= William Emrys Williams =

Sir William Emrys Williams, CBE (5 October 1896 – 30 March 1977) was editor-in-chief of Penguin Books from 1936 to 1965 and an educationalist and powerhouse of popular education in the 20th century. A close collaborator with Allen Lane, Penguin's founder, for over thirty years, Williams was the cultural force behind Penguin Books' success and was the creator of the Pelican imprint.

==Pre-War career==

Williams was born in Manchester. He became devoted to lifelong learning and cultural democracy and had close connections with and involvement in many different enterprises in popular education, in particular through his role as Secretary of the British Institute of Adult Education (BIAE), a role in which Williams began in 1925. Williams wanted to turn the BIAE into a more influential, dynamic voice in the debate about adult education, and to engage a wider audience in that debate. It was with this goal in mind that Williams founded the Arts for the People scheme in 1934. The scheme brought important works of art to gallery-less towns and to working-class audiences and later stimulated the formation of the Arts Council, of which Williams was Secretary-General from 1951 to 1953.

Williams was also involved with the Workers' Educational Association (WEA), from which the BIAE became independent in 1925: Williams was editor - at times controversially - of the WEA journal, The Highway, between 1930 and 1939.

==World War Two==

During the Second World War, Williams insisted - despite some controversy - on the right to education, in particular in current affairs, for servicemen and women, and so in mid-1941 Williams established the Army Bureau of Current Affairs (ABCA) and ran it for the duration of the war.
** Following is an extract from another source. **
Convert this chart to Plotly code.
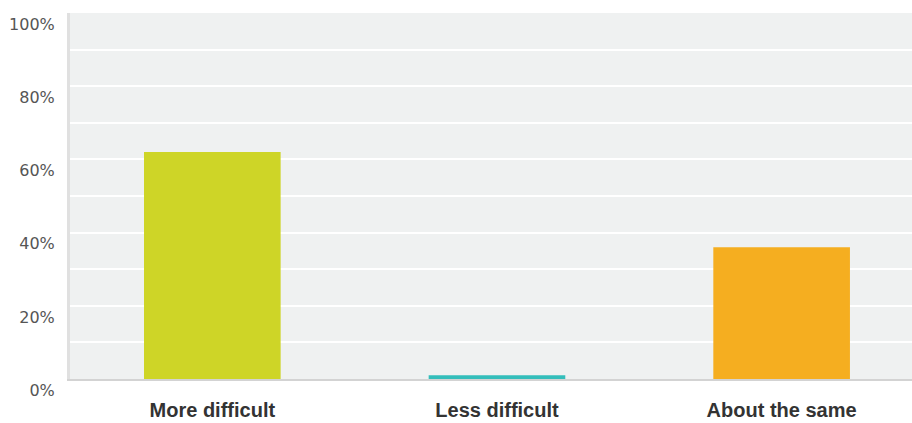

For this role, he became known as ABCA Bill.

The ABCA was a programme of general education for citizenship for servicemen and women: officers attended courses on conducting discussions groups, and these were started as hourly sessions each week. Such was the response that ABCA rapidly expanded resulting in photographic display; wall newspapers articles written by the men themselves; and an "Anglo American Brains Trust". The ABCA is often credited with having an impact on the result of the 1945 General Election and played an important part in post-war period during the building of the "new peace".

After the war and under the auspices of the Carnegie Trust, Williams transformed the ABCA into the Bureau of Current Affairs, moving their offices to Piccadilly in London and continued their activities in peace-time with the assistance of several ABCA contributors including the artists James Boswell.

In 1940, Williams was instrumental in the establishment, by royal charter, of the Committee for the Encouragement of Music and the Arts (CEMA), to help promote and maintain British culture. CEMA was government funded and was chaired initially by Lord De La Warr, President of the Board of Education and by John Maynard Keynes from 1941. By 1945, 46 art organisations were funded by CEMA and in 1946 CEMA was re-chartered as the Arts Council, with Williams as the Council's first Secretary General.

==Later career==

A regular broadcaster, Williams was talks critic of The Listener; radio critic of The Observer; and television critic of the New Statesman. Before he took to criticism, Williams was himself a successful broadcaster and televisor. He was a Trustee of the National Gallery.

In 1942, he edited A Book of English Essays, and in 1957 an enlarged edition. In 1956 he published The Penguin Story MCMXXXV–MCMLVI, a history of Penguin Books up to that date, and in 1961 he edited The Reader's Guide, a guide to the best books across all fields of knowledge and interest. In 1973, he published Allen Lane : A Personal Portrait, a biography of Sir Allen Lane (1902–1970).

Williams was appointed a CBE in 1946 and knighted in 1955. In 1964 he was given the American Medal of Freedom.

A portrait of Williams is held by the National Portrait Gallery, London and a bronze bust of his portrait is held in the Arts Council art collection.

==Personal life==

Williams had a turbulent personal life combining a happy marriage to the economist Gertrude Rosenblum Williams and a twenty-year relationship with Estrid Bannister. He died in Aylesbury, and his secretary, Joyce Lyon, burned his memoirs the night after his death, before taking her own life.